=== DATA FOR THIS EXERCISE ===

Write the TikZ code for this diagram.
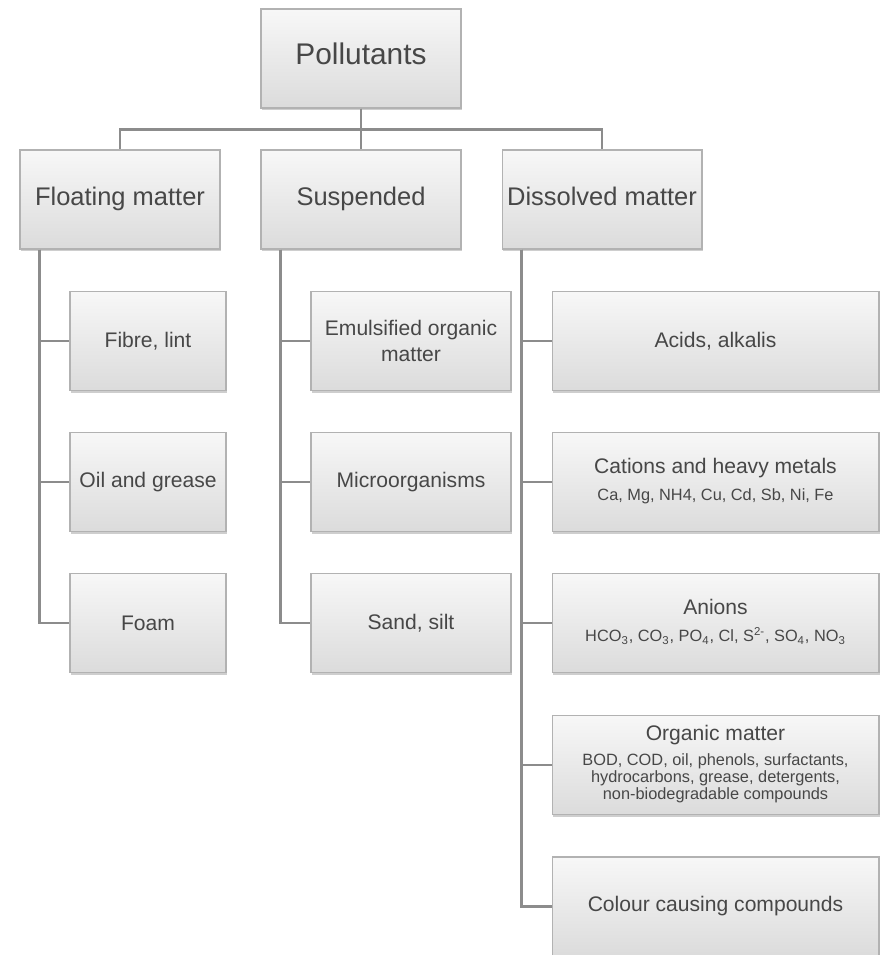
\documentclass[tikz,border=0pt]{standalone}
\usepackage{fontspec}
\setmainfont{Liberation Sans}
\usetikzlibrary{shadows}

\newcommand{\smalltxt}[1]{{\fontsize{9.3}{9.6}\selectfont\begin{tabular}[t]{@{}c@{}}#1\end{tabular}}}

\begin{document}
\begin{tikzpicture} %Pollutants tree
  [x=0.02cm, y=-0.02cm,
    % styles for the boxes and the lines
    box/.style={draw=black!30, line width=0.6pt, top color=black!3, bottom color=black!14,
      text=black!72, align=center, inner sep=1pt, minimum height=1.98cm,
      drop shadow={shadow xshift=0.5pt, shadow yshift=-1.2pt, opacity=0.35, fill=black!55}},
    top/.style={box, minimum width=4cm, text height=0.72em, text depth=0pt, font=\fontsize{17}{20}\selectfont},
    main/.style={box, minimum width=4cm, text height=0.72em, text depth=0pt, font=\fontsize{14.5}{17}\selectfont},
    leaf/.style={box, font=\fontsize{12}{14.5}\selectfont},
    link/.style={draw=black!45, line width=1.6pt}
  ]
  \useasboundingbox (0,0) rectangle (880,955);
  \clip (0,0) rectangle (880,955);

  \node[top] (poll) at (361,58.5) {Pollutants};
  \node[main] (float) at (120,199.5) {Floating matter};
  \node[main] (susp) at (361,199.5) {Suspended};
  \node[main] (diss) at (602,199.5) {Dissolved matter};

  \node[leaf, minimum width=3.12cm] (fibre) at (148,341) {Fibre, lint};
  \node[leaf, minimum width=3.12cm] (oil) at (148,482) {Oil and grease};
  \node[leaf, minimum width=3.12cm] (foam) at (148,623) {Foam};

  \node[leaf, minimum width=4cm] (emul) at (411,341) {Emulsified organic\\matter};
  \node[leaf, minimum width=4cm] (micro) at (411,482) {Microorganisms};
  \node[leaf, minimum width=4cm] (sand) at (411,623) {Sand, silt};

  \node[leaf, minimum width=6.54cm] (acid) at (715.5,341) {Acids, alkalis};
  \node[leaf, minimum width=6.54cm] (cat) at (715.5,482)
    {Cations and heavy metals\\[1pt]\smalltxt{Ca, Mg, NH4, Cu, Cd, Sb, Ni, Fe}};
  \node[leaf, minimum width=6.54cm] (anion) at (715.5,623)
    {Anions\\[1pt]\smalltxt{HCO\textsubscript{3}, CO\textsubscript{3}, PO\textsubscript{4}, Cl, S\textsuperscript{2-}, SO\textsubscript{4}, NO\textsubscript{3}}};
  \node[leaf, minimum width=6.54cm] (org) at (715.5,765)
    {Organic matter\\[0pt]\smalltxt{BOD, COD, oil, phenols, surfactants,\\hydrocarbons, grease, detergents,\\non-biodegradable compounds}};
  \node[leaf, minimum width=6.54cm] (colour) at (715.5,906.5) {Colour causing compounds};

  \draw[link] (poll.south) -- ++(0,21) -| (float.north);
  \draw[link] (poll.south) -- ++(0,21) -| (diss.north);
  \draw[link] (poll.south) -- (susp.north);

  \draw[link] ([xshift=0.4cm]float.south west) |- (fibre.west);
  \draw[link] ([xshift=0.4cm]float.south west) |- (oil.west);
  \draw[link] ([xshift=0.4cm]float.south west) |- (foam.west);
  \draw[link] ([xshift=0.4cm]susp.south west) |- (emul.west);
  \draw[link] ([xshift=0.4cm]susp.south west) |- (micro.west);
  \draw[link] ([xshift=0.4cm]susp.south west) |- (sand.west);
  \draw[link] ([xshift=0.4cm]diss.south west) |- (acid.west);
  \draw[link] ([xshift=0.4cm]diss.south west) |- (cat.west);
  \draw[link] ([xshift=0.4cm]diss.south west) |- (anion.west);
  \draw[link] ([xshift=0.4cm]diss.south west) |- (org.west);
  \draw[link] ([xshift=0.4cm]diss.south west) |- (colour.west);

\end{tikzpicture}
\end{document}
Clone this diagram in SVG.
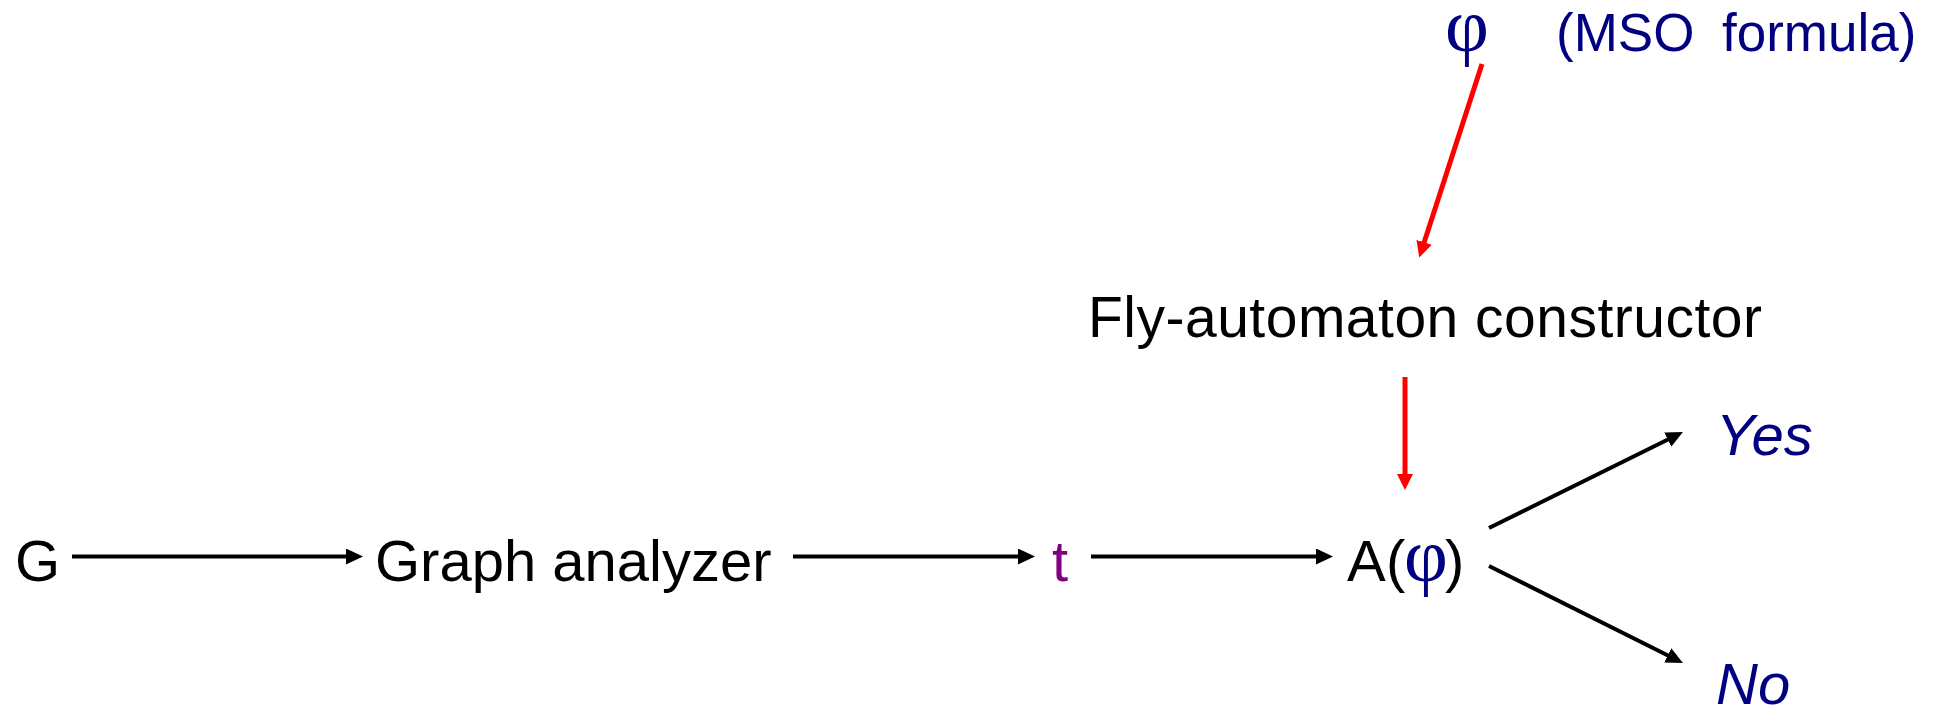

===

*REQUEST*
Repeat all of the entries word for word, but omit the pictures.

*RESULT BELOW*
Write the TikZ code for this diagram.
\documentclass[tikz,border=0pt]{standalone}
\usepackage{fontspec}
\setmainfont{Liberation Sans}
\usetikzlibrary{shadows}

\newcommand{\smalltxt}[1]{{\fontsize{9.3}{9.6}\selectfont\begin{tabular}[t]{@{}c@{}}#1\end{tabular}}}

\begin{document}
\begin{tikzpicture} %Pollutants tree
  [x=0.02cm, y=-0.02cm,
    % styles for the boxes and the lines
    box/.style={draw=black!30, line width=0.6pt, top color=black!3, bottom color=black!14,
      text=black!72, align=center, inner sep=1pt, minimum height=1.98cm,
      drop shadow={shadow xshift=0.5pt, shadow yshift=-1.2pt, opacity=0.35, fill=black!55}},
    top/.style={box, minimum width=4cm, text height=0.72em, text depth=0pt, font=\fontsize{17}{20}\selectfont},
    main/.style={box, minimum width=4cm, text height=0.72em, text depth=0pt, font=\fontsize{14.5}{17}\selectfont},
    leaf/.style={box, font=\fontsize{12}{14.5}\selectfont},
    link/.style={draw=black!45, line width=1.6pt}
  ]
  \useasboundingbox (0,0) rectangle (880,955);
  \clip (0,0) rectangle (880,955);

  \node[top] (poll) at (361,58.5) {Pollutants};
  \node[main] (float) at (120,199.5) {Floating matter};
  \node[main] (susp) at (361,199.5) {Suspended};
  \node[main] (diss) at (602,199.5) {Dissolved matter};

  \node[leaf, minimum width=3.12cm] (fibre) at (148,341) {Fibre, lint};
  \node[leaf, minimum width=3.12cm] (oil) at (148,482) {Oil and grease};
  \node[leaf, minimum width=3.12cm] (foam) at (148,623) {Foam};

  \node[leaf, minimum width=4cm] (emul) at (411,341) {Emulsified organic\\matter};
  \node[leaf, minimum width=4cm] (micro) at (411,482) {Microorganisms};
  \node[leaf, minimum width=4cm] (sand) at (411,623) {Sand, silt};

  \node[leaf, minimum width=6.54cm] (acid) at (715.5,341) {Acids, alkalis};
  \node[leaf, minimum width=6.54cm] (cat) at (715.5,482)
    {Cations and heavy metals\\[1pt]\smalltxt{Ca, Mg, NH4, Cu, Cd, Sb, Ni, Fe}};
  \node[leaf, minimum width=6.54cm] (anion) at (715.5,623)
    {Anions\\[1pt]\smalltxt{HCO\textsubscript{3}, CO\textsubscript{3}, PO\textsubscript{4}, Cl, S\textsuperscript{2-}, SO\textsubscript{4}, NO\textsubscript{3}}};
  \node[leaf, minimum width=6.54cm] (org) at (715.5,765)
    {Organic matter\\[0pt]\smalltxt{BOD, COD, oil, phenols, surfactants,\\hydrocarbons, grease, detergents,\\non-biodegradable compounds}};
  \node[leaf, minimum width=6.54cm] (colour) at (715.5,906.5) {Colour causing compounds};

  \draw[link] (poll.south) -- ++(0,21) -| (float.north);
  \draw[link] (poll.south) -- ++(0,21) -| (diss.north);
  \draw[link] (poll.south) -- (susp.north);

  \draw[link] ([xshift=0.4cm]float.south west) |- (fibre.west);
  \draw[link] ([xshift=0.4cm]float.south west) |- (oil.west);
  \draw[link] ([xshift=0.4cm]float.south west) |- (foam.west);
  \draw[link] ([xshift=0.4cm]susp.south west) |- (emul.west);
  \draw[link] ([xshift=0.4cm]susp.south west) |- (micro.west);
  \draw[link] ([xshift=0.4cm]susp.south west) |- (sand.west);
  \draw[link] ([xshift=0.4cm]diss.south west) |- (acid.west);
  \draw[link] ([xshift=0.4cm]diss.south west) |- (cat.west);
  \draw[link] ([xshift=0.4cm]diss.south west) |- (anion.west);
  \draw[link] ([xshift=0.4cm]diss.south west) |- (org.west);
  \draw[link] ([xshift=0.4cm]diss.south west) |- (colour.west);

\end{tikzpicture}
\end{document}
Clone this diagram in SVG.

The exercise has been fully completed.